Tirzah @ YES, Manchester, 21 Apr

Tirzah and her band are on quietly eviscerating form in Manchester

Live Review by Joe Creely | 26 Apr 2019
  • Tirzah live at End of the Road 2018

Coming five years after her name-making debut EP and three years after her last single, Tirzah’s debut Devotion arrived last year as a perfectly formed examination of the near infinite complexities of relationships. It has a sound that sits so perfectly in headphones, a warmth and a closeness that feels almost intrusive, that one can easily imagine the whole thing rather falling away live. Björk may have made Vespertine (a record with a comparable intimacy) work live but Björk never had to face down a room full of bright red Mancs who’d been drinking all day.

When Tirzah takes the stage with her band, comprising of Mica Levi and Coby Sey, they are visibly low energy and early songs have a sense of a band gathering strength. It’s as if all the sonic clippings and slight flashes of sound that compromise her instrumentals are being coaxed from the corners of the room, gently building as more and more layers are adding to this pulsating ball of sounds. It grows throughout the opening songs, building into a climax of white noise that manages to simultaneously sound like collapsing scaffolding while maintaining the enveloping warmth of her recorded work. It works brilliantly, pushing out the space, and giving the songs that follow an intimacy that the room would not normally afford.

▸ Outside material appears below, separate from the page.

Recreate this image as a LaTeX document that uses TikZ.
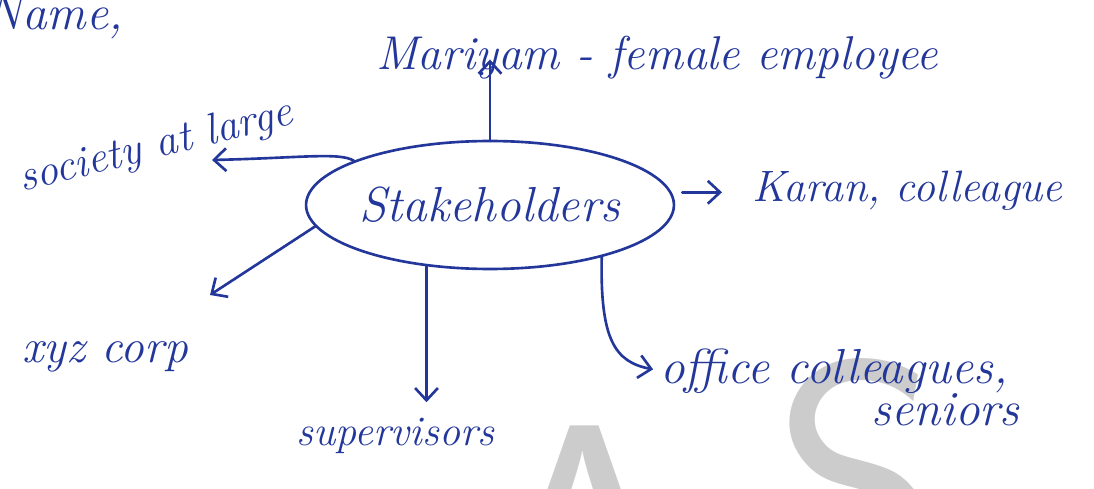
\documentclass[tikz,border=0pt]{standalone}
\usetikzlibrary{shapes.geometric,positioning,arrows.meta}
\definecolor{inkblue}{RGB}{35,55,155}
\begin{document}
\begin{tikzpicture}[x=0.02cm,y=-0.02cm,line cap=round,>={Straight Barb[length=7pt,width=13pt]}]
        % Styles
        \tikzstyle{ink}=[draw=inkblue,line width=1.5pt]
        \tikzstyle{hand text}=[text=inkblue,inner sep=0pt,font=\fontsize{28}{32}\selectfont\itshape]
        \tikzstyle{narrow hand}=[hand text,font=\fontsize{25}{30}\selectfont\itshape]
        \tikzstyle{mark text}=[text=black!20,inner sep=0pt,font=\fontsize{190}{190}\selectfont\sffamily]
        %frame
        \useasboundingbox (0,0) rectangle (1094,489);
        %watermark
        \begin{scope}
            \clip (0,0) rectangle (1094,489);
            \node[mark text,anchor=north] (markA) at (585,425) {A};
            \node[mark text,anchor=north] (markS) at (860,358) {S};
        \end{scope}
        %centre
        \node[ellipse,ink,hand text,minimum width=7.1cm,minimum height=2.56cm] (stake) at (490,205) {Stakeholders};
        %labels
        \node[hand text,anchor=base west] (name) at (-14,30) {Name,};
        \node[hand text,font=\fontsize{27}{32}\selectfont\itshape,anchor=base west] (mariyam) at (376,70) {Mariyam - female employee};
        \node[narrow hand,anchor=base west,rotate=14] (society) at (22,192) {society at large};
        \node[narrow hand,anchor=base west] (karan) at (752,202) {Karan, colleague};
        \node[hand text,font=\fontsize{27}{32}\selectfont\itshape,anchor=base west] (xyz) at (22,362) {xyz corp};
        \node[narrow hand,font=\fontsize{24}{28}\selectfont\itshape,anchor=base west] (supervisors) at (296,445) {supervisors};
        \node[hand text,anchor=base west] (office) at (660,383) {office colleagues,};
        \node[hand text,anchor=base east] (seniors) at (1020,425) {seniors};
        %free ends
        \coordinate (society tip) at (212,160);
        \coordinate (xyz tip) at (210,295);
        %arrows
        \draw[ink,->,shorten >=-6pt] (stake.north) -- (stake.north |- mariyam.base);
        \draw[ink,->,shorten <=6pt,shorten >=0.6cm] (stake.4) -- (stake.4 -| karan.base west);
        \draw[ink,->] (stake.162) .. controls (340,152) and (300,158) .. (society tip);
        \draw[ink,->] (stake.187) -- (xyz tip);
        \draw[ink,->,shorten >=0.3cm] (stake.224) -- (stake.224 |- supervisors.north);
        \draw[ink,->,shorten >=4pt] (stake.335) .. controls (600,340) and (615,362) .. (office.west);
\end{tikzpicture}
\end{document}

It’s in this space that they really excel. Devotion, opening on Sey’s voice alone before building with a drunken silent film soundtrack of a piano loop and clinking hi-hats, is quietly mesmeric. It’s shifting icebergs of bass are almost brutish live but never overpowering the songs essential delicacy, Tirzah marshalling everything around her unforced but never anything short of astonishing voice. Gladly is similarly more forceful live, turning the stop-start rhythm of its recorded version into an ominous stomp, but the warmth of the surrounding electronics and her voice draw the whole crowd into a mass singalong.

Seemingly ambivalent to the crowds presence, but never with a hint of performative posturing, she maintains a quiet commitment to disappearing into the songs, opening her eyes at the end of every one and looking faintly shocked she’s on stage. There’s a palpable sense from the crowd that they’re aware it’ll probably be a good while before they see her again but she has left an indelible imprint in her wake.